Over the years many faith and theological questions, and unsatisfactory questions of Gospel and Samoan cultural understandings niggled at this bi-cultural Pasifika woman, a woman of colour, and spilled over into her twenty plus years in the Banking Sector in three countries she worked in.

Her faith questions and faith understandings, as they grew and changed, shaped how she related to people and her leadership style, in both her Christian and secular life (before ordained ministry) and, in taking up her calling, to now serving part-time in the Uniting Church in Australia in a congregation.

Juliette loves the God she serves and the Uniting Church who welcomed her questions about faith, the Gospel and Culture, including Samoan cultural questions, and a door into studying Theology in Melbourne, through the former United Faculty of Theology.  This is now Pilgrim Theological College, one of the Colleges of the University of Divinity, in Melbourne, Australia.

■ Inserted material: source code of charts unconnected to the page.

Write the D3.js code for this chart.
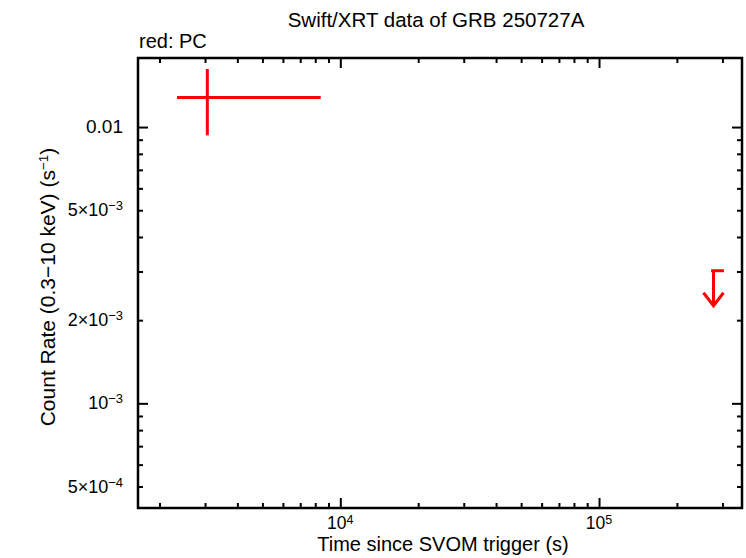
<!DOCTYPE html>
<html>
<head>
<meta charset="UTF-8">
<style>
    body { margin: 0; background: white; }
    text { font-family: "Liberation Sans", Arial, Helvetica, sans-serif; fill: black; }
    .tick line { stroke: black; stroke-width: 2px; }
</style>
</head>
<body>
<svg id="chart"></svg>
<script src="https://d3js.org/d3.v7.min.js"></script>
<script>

    let width = 746, height = 558;

    // PC mode detection
    const pcTime = [3062];
    const pcTimeLo = [2338];
    const pcTimeHi = [8399];
    const pcRate = [0.0128];
    const pcRateLo = [0.00933];
    const pcRateHi = [0.01622];

    // PC upper limit
    const ulTime = [277000];
    const ulTimeLo = [273500];
    const ulTimeHi = [304000];
    const ulRate = [0.00302];

    // axis ticks
    const xMajor = [1e4, 1e5];
    const xMinor = [2e3, 3e3, 4e3, 5e3, 6e3, 7e3, 8e3, 9e3,
        2e4, 3e4, 4e4, 5e4, 6e4, 7e4, 8e4, 9e4, 2e5, 3e5];
    const xLabelValues = [1e4, 1e5];
    const xLabelMantissa = ["10", "10"];
    const xLabelExp = ["4", "5"];

    const yMajor = [1e-3, 1e-2];
    const yMinor = [5e-4, 6e-4, 7e-4, 8e-4, 9e-4,
        2e-3, 3e-3, 4e-3, 5e-3, 6e-3, 7e-3, 8e-3, 9e-3];
    const yLabelValues = [0.01, 5e-3, 2e-3, 1e-3, 5e-4];
    const yLabelMantissa = ["0.01", "5×10", "2×10", "10", "5×10"];
    const yLabelExp = ["", "−3", "−3", "−3", "−4"];

    let margin = { top: 58, right: 4, bottom: 50, left: 138 };

    let svg = d3.select("#chart")
        .attr("width", width)
        .attr("height", height);

    let x = d3.scaleLog()
        .domain([1652, 357000])
        .range([margin.left, width - margin.right]);

    let y = d3.scaleLog()
        .domain([4.18e-4, 0.01778])
        .range([height - margin.bottom, margin.top]);

    let x0 = x.range()[0], x1 = x.range()[1];
    let y0 = y.range()[0], y1 = y.range()[1];

    // ticks on all four sides, pointing inwards
    function tickAxis(axisFn, scale, values, size, transform) {
        let g = svg.append("g")
            .attr("transform", transform)
            .call(axisFn(scale).tickValues(values).tickSize(size).tickFormat(""));
        g.select(".domain").remove();
    }

    tickAxis(d3.axisBottom, x, xMajor, -10, "translate(0," + y0 + ")");
    tickAxis(d3.axisBottom, x, xMinor, -5, "translate(0," + y0 + ")");
    tickAxis(d3.axisTop, x, xMajor, -10, "translate(0," + y1 + ")");
    tickAxis(d3.axisTop, x, xMinor, -5, "translate(0," + y1 + ")");
    tickAxis(d3.axisLeft, y, yMajor, -10, "translate(" + x0 + ",0)");
    tickAxis(d3.axisLeft, y, yMinor, -5, "translate(" + x0 + ",0)");
    tickAxis(d3.axisRight, y, yMajor, -10, "translate(" + x1 + ",0)");
    tickAxis(d3.axisRight, y, yMinor, -5, "translate(" + x1 + ",0)");

    // frame
    svg.append("rect")
        .attr("x", x0)
        .attr("y", y1)
        .attr("width", x1 - x0)
        .attr("height", y0 - y1)
        .attr("fill", "none")
        .attr("stroke", "black")
        .attr("stroke-width", 2.5);

    // x tick labels
    xLabelValues.forEach(function (v, i) {
        let t = svg.append("text")
            .attr("x", x(v))
            .attr("y", y0 + 21)
            .attr("text-anchor", "middle")
            .style("font-size", "17.5px");
        t.append("tspan").text(xLabelMantissa[i]);
        t.append("tspan").attr("dy", -5).style("font-size", "12.5px").text(xLabelExp[i]);
    });

    // y tick labels
    yLabelValues.forEach(function (v, i) {
        let t = svg.append("text")
            .attr("x", x0 - 15)
            .attr("y", y(v) + 6)
            .attr("text-anchor", "end");
        if (yLabelExp[i] === "") {
            t.style("font-size", "19px").text(yLabelMantissa[i]);
        } else {
            t.style("font-size", "18px");
            t.append("tspan").text(yLabelMantissa[i]);
            t.append("tspan").attr("dy", -6).style("font-size", "13px").text(yLabelExp[i]);
        }
    });

    // titles
    svg.append("text")
        .attr("x", 436)
        .attr("y", 27)
        .attr("text-anchor", "middle")
        .style("font-size", "20.5px")
        .text("Swift/XRT data of GRB 250727A");

    svg.append("text")
        .attr("x", 139)
        .attr("y", 48)
        .style("font-size", "20px")
        .text("red: PC");

    svg.append("text")
        .attr("x", 443)
        .attr("y", 551)
        .attr("text-anchor", "middle")
        .style("font-size", "20px")
        .text("Time since SVOM trigger (s)");

    let yl = svg.append("text")
        .attr("transform", "translate(55," + 287 + ") rotate(-90)")
        .attr("text-anchor", "middle")
        .style("font-size", "21px");
    yl.append("tspan").text("Count Rate (0.3−10 keV) (s");
    yl.append("tspan").attr("dy", -7).style("font-size", "13.5px").text("−1");
    yl.append("tspan").attr("dy", 7).text(")");

    // data
    let red = "#ff0000";
    let pts = svg.append("g").attr("stroke", red).attr("stroke-width", 3).attr("fill", "none");

    pcTime.forEach(function (t, i) {
        pts.append("line")
            .attr("x1", x(pcTimeLo[i])).attr("x2", x(pcTimeHi[i]))
            .attr("y1", y(pcRate[i])).attr("y2", y(pcRate[i]));
        pts.append("line")
            .attr("x1", x(t)).attr("x2", x(t))
            .attr("y1", y(pcRateLo[i])).attr("y2", y(pcRateHi[i]));
    });

    // upper limits: bar at the limit and a downward arrow
    let arrowLen = 35, headW = 10, headH = 13;
    ulTime.forEach(function (t, i) {
        let yy = y(ulRate[i]), xx = x(t);
        pts.append("line")
            .attr("x1", x(ulTimeLo[i]) - 1).attr("x2", x(ulTimeHi[i]))
            .attr("y1", yy).attr("y2", yy);
        pts.append("line")
            .attr("x1", xx).attr("x2", xx)
            .attr("y1", yy).attr("y2", yy + arrowLen);
        pts.append("path")
            .attr("d", "M" + (xx - headW) + "," + (yy + arrowLen - headH) +
                "L" + xx + "," + (yy + arrowLen) +
                "L" + (xx + headW) + "," + (yy + arrowLen - headH));
    });

</script>
</body>
</html>
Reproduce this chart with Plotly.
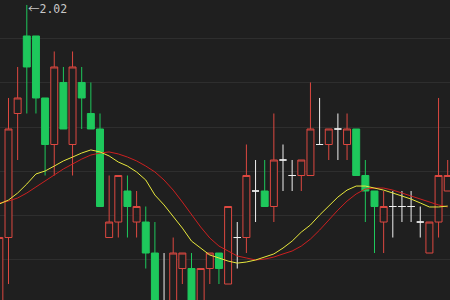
import plotly.graph_objects as go

# candle index, OHLC prices
idx = list(range(50))
opens = [1.82, 1.87, 1.95, 2.00, 2.00, 1.96, 1.93, 1.97, 1.93, 1.97,
         1.95, 1.94, 1.87, 1.88, 1.90, 1.88, 1.88, 1.86, 1.825, 1.82,
         1.85, 1.85, 1.82, 1.85, 1.86, 1.84, 1.87, 1.87, 1.90, 1.90,
         1.89, 1.92, 1.91, 1.91, 1.91, 1.93, 1.93, 1.94, 1.93, 1.94,
         1.91, 1.90, 1.88, 1.89, 1.89, 1.89, 1.88, 1.86, 1.88, 1.90]
highs = [1.875, 1.96, 1.98, 2.02, 2.00, 1.96, 1.99, 1.98, 1.99, 1.98,
         1.97, 1.95, 1.91, 1.91, 1.91, 1.90, 1.89, 1.88, 1.86, 1.87,
         1.86, 1.86, 1.85, 1.86, 1.86, 1.89, 1.88, 1.93, 1.92, 1.92,
         1.95, 1.93, 1.92, 1.92, 1.97, 1.96, 1.94, 1.95, 1.95, 1.94,
         1.92, 1.90, 1.90, 1.90, 1.90, 1.90, 1.89, 1.88, 1.96, 1.92]
lows = [1.81, 1.84, 1.92, 1.95, 1.95, 1.91, 1.91, 1.94, 1.91, 1.94,
        1.94, 1.89, 1.87, 1.87, 1.87, 1.87, 1.85, 1.81, 1.81, 1.81,
        1.84, 1.81, 1.81, 1.84, 1.84, 1.84, 1.85, 1.86, 1.88, 1.89,
        1.88, 1.90, 1.90, 1.90, 1.91, 1.93, 1.92, 1.92, 1.92, 1.91,
        1.88, 1.86, 1.86, 1.87, 1.88, 1.88, 1.87, 1.86, 1.87, 1.90]
closes = [1.87, 1.94, 1.96, 1.98, 1.96, 1.93, 1.98, 1.94, 1.98, 1.96,
          1.94, 1.89, 1.88, 1.91, 1.89, 1.89, 1.86, 1.82, 1.825, 1.86,
          1.86, 1.82, 1.85, 1.86, 1.85, 1.89, 1.87, 1.91, 1.90, 1.89,
          1.92, 1.92, 1.91, 1.92, 1.94, 1.93, 1.94, 1.94, 1.94, 1.91,
          1.90, 1.89, 1.89, 1.89, 1.89, 1.89, 1.88, 1.88, 1.91, 1.91]

ma_yellow = [1.8916, 1.8942, 1.8987, 1.9045, 1.9110, 1.9129, 1.9161, 1.9194, 1.9219, 1.9245,
             1.9265, 1.9252, 1.9226, 1.9187, 1.9161, 1.9123, 1.9071, 1.8974, 1.8910, 1.8839,
             1.8761, 1.8677, 1.8632, 1.8587, 1.8568, 1.8548, 1.8535, 1.8542, 1.8555, 1.8574,
             1.8594, 1.8632, 1.8677, 1.8735, 1.8781, 1.8845, 1.8903, 1.8961, 1.9006, 1.9032,
             1.9032, 1.9019, 1.9006, 1.8987, 1.8968, 1.8948, 1.8923, 1.8897, 1.8897, 1.8903]
ma_red = [1.8923, 1.8935, 1.8955, 1.8987, 1.9026, 1.9065, 1.9103, 1.9142, 1.9174, 1.9206,
          1.9232, 1.9245, 1.9252, 1.9239, 1.9219, 1.9194, 1.9161, 1.9123, 1.9071, 1.9006,
          1.8929, 1.8845, 1.8768, 1.8697, 1.8645, 1.8613, 1.8581, 1.8568, 1.8555, 1.8561,
          1.8574, 1.8594, 1.8613, 1.8645, 1.8690, 1.8748, 1.8813, 1.8877, 1.8935, 1.8981,
          1.9013, 1.9019, 1.9019, 1.9006, 1.8987, 1.8968, 1.8948, 1.8929, 1.8910, 1.8897]

high_arrow = "←"
high_value = "2.02"

BG = "#1f1f1f"
RED = "#dc4840"
GREEN = "#1ec85c"
WHITE = "#f0f0f0"


def subset(cond):
    sel = [i for i in idx if cond(opens[i], closes[i])]
    return ([idx[i] for i in sel], [opens[i] for i in sel], [highs[i] for i in sel],
            [lows[i] for i in sel], [closes[i] for i in sel])


fig = go.Figure()

groups = [
    (lambda o, c: c > o, RED, BG),
    (lambda o, c: c < o, GREEN, GREEN),
    (lambda o, c: c == o, WHITE, WHITE),
]
for cond, line_col, fill_col in groups:
    x, o, h, l, c = subset(cond)
    fig.add_trace(go.Candlestick(
        x=x, open=o, high=h, low=l, close=c, whiskerwidth=0,
        increasing=dict(line=dict(color=line_col, width=1), fillcolor=fill_col),
        decreasing=dict(line=dict(color=line_col, width=1), fillcolor=fill_col),
        showlegend=False, hoverinfo="skip",
    ))

fig.add_trace(go.Scatter(x=idx, y=ma_red, mode="lines",
                         line=dict(color="#cc2020", width=1), showlegend=False,
                         hoverinfo="skip"))
fig.add_trace(go.Scatter(x=idx, y=ma_yellow, mode="lines",
                         line=dict(color="#e8e83c", width=1), showlegend=False,
                         hoverinfo="skip"))

label = ('<span style="font-family:\'Noto Sans CJK SC\'">' + high_arrow + '</span>'
         + high_value)
fig.add_annotation(x=3, y=1, yref="paper", text=label, showarrow=False,
                   xanchor="left", yanchor="top", xshift=0, yshift=1, borderpad=0,
                   font=dict(family="DejaVu Sans Mono", size=11.5, color="#c8c8c8"))

fig.update_layout(
    width=450, height=300,
    margin=dict(l=0, r=0, t=0, b=0),
    paper_bgcolor=BG, plot_bgcolor=BG,
    boxgap=0.24, boxgroupgap=0,
    xaxis=dict(range=[0.071, 49.251], showgrid=False, zeroline=False,
               showticklabels=False, rangeslider=dict(visible=False), fixedrange=True),
    yaxis=dict(range=[1.8297, 2.0232], showgrid=True, gridcolor="#2e2e2e", gridwidth=1,
               tick0=1.99806, dtick=0.028387, zeroline=False,
               showticklabels=False, fixedrange=True),
)

fig.write_html("out.html")
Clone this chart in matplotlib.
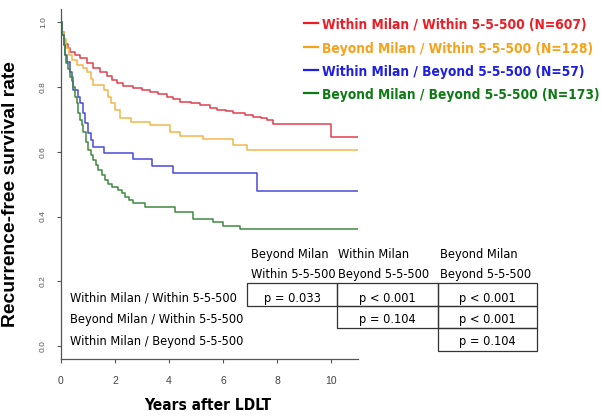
import matplotlib
matplotlib.use("Agg")
import matplotlib.pyplot as plt
from matplotlib import font_manager
from matplotlib.font_manager import FontProperties
from matplotlib.patches import Rectangle
from matplotlib.lines import Line2D

# ---- data -------------------------------------------------------------
groups = [
    "Within Milan / Within 5-5-500",
    "Beyond Milan / Within 5-5-500",
    "Within Milan / Beyond 5-5-500",
    "Beyond Milan / Beyond 5-5-500",
]
group_n = [607, 128, 57, 173]

red_t = [0, 0.05, 0.1, 0.15, 0.25, 0.33, 0.5, 0.7, 0.95, 1.2, 1.44, 1.7, 1.9, 2.06,
         2.3, 2.68, 3.0, 3.3, 3.6, 3.91, 4.15, 4.4, 4.8, 5.15, 5.5, 5.77, 6.1, 6.38,
         6.8, 7.12, 7.4, 7.62, 7.86, 10.0, 11.0]
red_s = [1.0, 0.97, 0.95, 0.935, 0.92, 0.91, 0.90, 0.89, 0.874, 0.86, 0.848, 0.835,
         0.822, 0.812, 0.805, 0.797, 0.791, 0.786, 0.779, 0.771, 0.763, 0.755, 0.75,
         0.745, 0.737, 0.73, 0.725, 0.721, 0.715, 0.709, 0.704, 0.699, 0.686, 0.647,
         0.647]

orange_t = [0, 0.05, 0.1, 0.2, 0.3, 0.4, 0.6, 0.8, 0.95, 1.1, 1.2, 1.6, 1.75, 1.85,
            2.0, 2.19, 2.6, 3.3, 4.04, 4.4, 5.27, 6.38, 6.88, 11.0]
orange_s = [1.0, 0.97, 0.95, 0.92, 0.90, 0.884, 0.87, 0.86, 0.848, 0.825, 0.807,
            0.79, 0.77, 0.75, 0.73, 0.704, 0.693, 0.683, 0.662, 0.649, 0.639, 0.621,
            0.606, 0.606]

blue_t = [0, 0.05, 0.1, 0.15, 0.21, 0.33, 0.4, 0.46, 0.64, 0.7, 0.83, 0.9, 1.01,
          1.1, 1.2, 1.58, 2.68, 3.36, 4.16, 7.27, 11.0]
blue_s = [1.0, 0.96, 0.93, 0.90, 0.879, 0.848, 0.82, 0.791, 0.771, 0.75, 0.719,
          0.69, 0.657, 0.636, 0.616, 0.596, 0.577, 0.557, 0.536, 0.48, 0.48]

green_t = [0, 0.05, 0.1, 0.15, 0.2, 0.27, 0.35, 0.46, 0.52, 0.58, 0.64, 0.7, 0.77,
           0.83, 0.92, 1.01, 1.1, 1.2, 1.3, 1.38, 1.5, 1.63, 1.75, 1.88, 2.12, 2.25,
           2.37, 2.5, 2.68, 3.11, 4.22, 4.9, 5.64, 5.99, 6.63, 11.0]
green_s = [1.0, 0.96, 0.93, 0.90, 0.875, 0.855, 0.83, 0.80, 0.77, 0.75, 0.72, 0.70,
           0.683, 0.66, 0.63, 0.606, 0.59, 0.575, 0.56, 0.544, 0.53, 0.513, 0.50,
           0.492, 0.482, 0.472, 0.462, 0.452, 0.441, 0.431, 0.415, 0.393, 0.382,
           0.371, 0.361, 0.361]

x_ticks = [0, 2, 4, 6, 8, 10]
y_ticks = [0.0, 0.2, 0.4, 0.6, 0.8, 1.0]

col_headers = [("Beyond Milan", "Within 5-5-500"),
               ("Within Milan", "Beyond 5-5-500"),
               ("Beyond Milan", "Beyond 5-5-500")]
row_headers = groups[:3]
p_table = [["p = 0.033", "p < 0.001", "p < 0.001"],
           [None, "p = 0.104", "p < 0.001"],
           [None, None, "p = 0.104"]]

# ---- styling ------------------------------------------------------------
line_colors = ["#E2404E", "#F2B64A", "#4A4AD8", "#3E8A40"]
text_colors = ["#EE1C25", "#F7A21B", "#1F1FE0", "#0E7A16"]

names = {f.name for f in font_manager.fontManager.ttflist}
REG = "Liberation Sans" if "Liberation Sans" in names else "DejaVu Sans"


def narrow_font(bold=False):
    """Pick a condensed/narrow sans face if one is installed."""
    want = "bold" if bold else "normal"
    cands = []
    for f in font_manager.fontManager.ttflist:
        key = (f.name + " " + f.fname).lower()
        if ("narrow" in key or "condensed" in key) and "mono" not in key \
                and "serif" not in key.replace("sans", "") and "italic" not in key \
                and "oblique" not in key:
            isbold = f.weight in ("bold", 700, "heavy") or "bold" in key
            if isbold == bold:
                rank = 0 if "liberation" in key else 1 if "dejavu" in key else 2
                cands.append((rank, f.fname))
    if cands:
        cands.sort()
        return FontProperties(fname=cands[0][1])
    return FontProperties(family=REG, weight=want)


NAR = narrow_font(False)
NAR_B = narrow_font(True)

W, H = 602, 416
fig = plt.figure(figsize=(W / 100, H / 100), dpi=100)
renderer = fig.canvas.get_renderer()


def fx(px):
    return px / W


def fy(py):
    return 1 - py / H


def size_for_width(text, prop, width_px):
    """Font size (pt) that makes `text` span width_px pixels."""
    p = prop.copy()
    p.set_size(10)
    t = fig.text(0, 0, text, fontproperties=p)
    w = t.get_window_extent(renderer).width
    t.remove()
    return 10 * width_px / w


ax = fig.add_axes([fx(61), fy(359), fx(358) - fx(61), fy(9.3) - fy(359)])
ax.set_xlim(0, 11)
ax.set_ylim(-0.0402, 1.0408)

curves = [(red_t, red_s), (orange_t, orange_s), (blue_t, blue_s), (green_t, green_s)]
for (t, s), c in zip(curves, line_colors):
    ax.step(t, s, where="post", color=c, lw=1.1)

for side in ("top", "right"):
    ax.spines[side].set_visible(False)
for side in ("left", "bottom"):
    ax.spines[side].set_color("#555555")
    ax.spines[side].set_linewidth(0.9)

ax.set_xticks(x_ticks)
ax.set_xticklabels([str(v) for v in x_ticks], fontfamily=REG, fontsize=7.5,
                   color="#444444")
ax.set_yticks(y_ticks)
ax.set_yticklabels([f"{v:.1f}" for v in y_ticks], fontfamily=REG, fontsize=6,
                   color="#555555", rotation=90, va="center")
ax.tick_params(axis="x", length=3, width=0.8, color="#555555", pad=9)
ax.tick_params(axis="y", length=3, width=0.8, color="#555555", pad=7)

# axis titles
fig.text(fx(11), fy(194), "Recurrence-free survival rate", rotation=90,
         ha="center", va="center", fontfamily=REG, fontweight="bold",
         fontsize=13.9, color="black")
xl_prop = NAR_B.copy()
xl_prop.set_size(size_for_width("Years after LDLT", NAR_B, 126))
fig.text(fx(208), fy(410), "Years after LDLT", ha="center", va="baseline",
         fontproperties=xl_prop, color="black")

# legend
leg_prop = NAR_B.copy()
leg_prop.set_size(size_for_width(f"{groups[0]} (N={group_n[0]})", NAR_B, 266))
for i, (g, n) in enumerate(zip(groups, group_n)):
    base = 29.3 + 23.3 * i
    fig.add_artist(Line2D([fx(304), fx(318)], [fy(base - 6)] * 2,
                          color=text_colors[i], lw=1.6))
    fig.text(fx(321.5), fy(base), f"{g} (N={n})", ha="left", va="baseline",
             fontproperties=leg_prop, color=text_colors[i])

# pairwise comparison table
tab_prop = NAR.copy()
tab_prop.set_size(size_for_width(row_headers[0], NAR, 168))
col_left = [250.7, 338.3, 440.0]
for x0, (l1, l2) in zip(col_left, col_headers):
    fig.text(fx(x0), fy(258.3), l1, ha="left", va="baseline", fontproperties=tab_prop)
    fig.text(fx(x0), fy(277.7), l2, ha="left", va="baseline", fontproperties=tab_prop)

row_base = [301.7, 323.3, 345.0]
for yb, lab in zip(row_base, row_headers):
    fig.text(fx(70), fy(yb), lab, ha="left", va="baseline", fontproperties=tab_prop)

col_edges = [246.7, 337.3, 438.3, 537.3]
row_edges = [283.3, 306.0, 328.3, 350.7]
for r, row in enumerate(p_table):
    for c, val in enumerate(row):
        if val is None:
            continue
        x0, x1 = col_edges[c], col_edges[c + 1]
        y0, y1 = row_edges[r], row_edges[r + 1]
        fig.add_artist(Rectangle((fx(x0), fy(y1)), fx(x1) - fx(x0), fy(y0) - fy(y1),
                                 transform=fig.transFigure, facecolor="none",
                                 edgecolor="#333333", lw=0.9))
        fig.text(fx((x0 + x1) / 2), fy(row_base[r]), val, ha="center",
                 va="baseline", fontproperties=tab_prop)

fig.savefig("out.png", dpi=100)
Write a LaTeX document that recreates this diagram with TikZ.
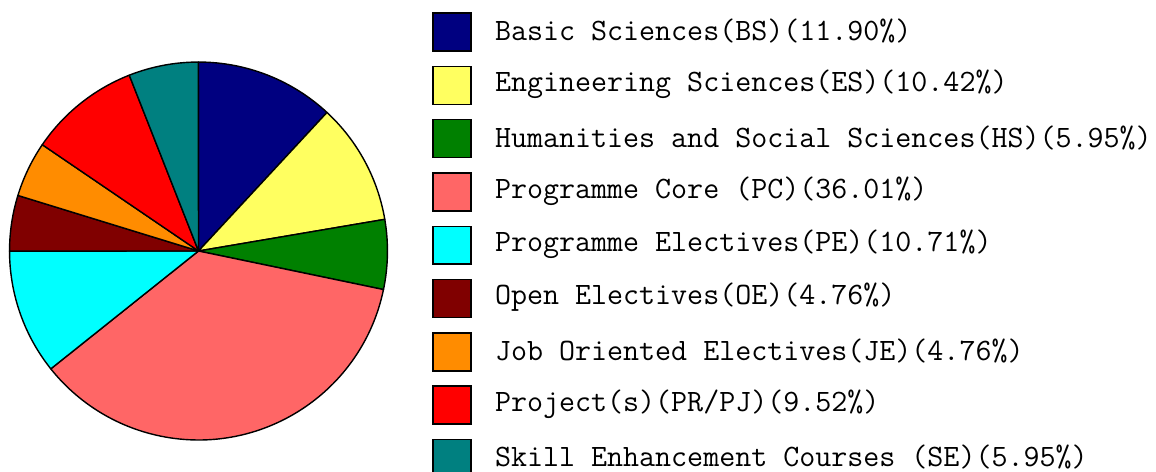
\documentclass[tikz,border=0pt]{standalone}
\usepackage{fontspec}
\usetikzlibrary{positioning}
\definecolor{bscol}{RGB}{0,0,128}
\definecolor{escol}{RGB}{255,255,96}
\definecolor{hscol}{RGB}{0,128,0}
\definecolor{pccol}{RGB}{255,102,102}
\definecolor{pecol}{RGB}{0,255,255}
\definecolor{oecol}{RGB}{128,0,0}
\definecolor{jecol}{RGB}{255,140,0}
\definecolor{prcol}{RGB}{255,0,0}
\definecolor{secol}{RGB}{0,128,128}
\tikzset{
  slice/.style = {draw=black, line width=0.8pt, line join=round},
  keybox/.style = {draw=black, line width=0.8pt, minimum size=0.76cm, inner sep=0pt},
  keytext/.style = {font=\ttfamily\fontsize{17.7}{20}\selectfont, inner sep=0pt}
}

\begin{document}
\begin{tikzpicture}[x=0.02cm,y=0.02cm]
  \useasboundingbox (0,0) rectangle (1156,471);
  \coordinate (c) at (198.5,220);
  % pie, clockwise from the top
  \foreach \pct/\col [evaluate=\pct as \e using {\s-3.6*\pct},
                      remember=\e as \s (initially 90)] in
    {11.90/bscol,10.42/escol,5.95/hscol,36.01/pccol,10.71/pecol,
     4.76/oecol,4.76/jecol,9.52/prcol,5.95/secol}
    \filldraw[slice,fill=\col] (c) -- ++(\s:3.78cm) arc (\s:\e:3.78cm) -- cycle;
  % legend
  \foreach \col/\txt [count=\i] in
    {bscol/{Basic Sciences(BS)(11.90\%)},
     escol/{Engineering Sciences(ES)(10.42\%)},
     hscol/{Humanities and Social Sciences(HS)(5.95\%)},
     pccol/{Programme Core (PC)(36.01\%)},
     pecol/{Programme Electives(PE)(10.71\%)},
     oecol/{Open Electives(OE)(4.76\%)},
     jecol/{Job Oriented Electives(JE)(4.76\%)},
     prcol/{Project(s)(PR/PJ)(9.52\%)},
     secol/{Skill Enhancement Courses (SE)(5.95\%)}}
  {
    \node[keybox,fill=\col] (k\i) at (452,{439-53.3*(\i-1)}) {};
    \node[keytext,right=0.46cm of k\i,yshift=0.02cm] (t\i) {\txt};
  }
\end{tikzpicture}
\end{document}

Juliette gives thanks first to God, her late parents and siblings, her husband and children, and extended family, and to the Churches in Aotearoa, Vailoa Aleipata in Samoa, and here in Melbourne, noting with love her Pasifika Uniting Church Sisters who paved a way for her in diaspora.  All have shaped and continue to shape who she is today.  She remains committed to the importance to read from her Samoan cultural lens, her womanist and theological lenses, and in the contexts of her lived experiences, to re-interpret stories in the Bible and offer them as gifts to the Church and God’s people.  She is forever grateful to God through her Mentors, Theological Educators throughout her years of study, and looks forward to God’s unfolding pathway, challenges, blessings, and life’s intersecting corridors which leads to her firm belief in her ministry and life, that Christ’s life, death, and assured resurrection, is life-giving.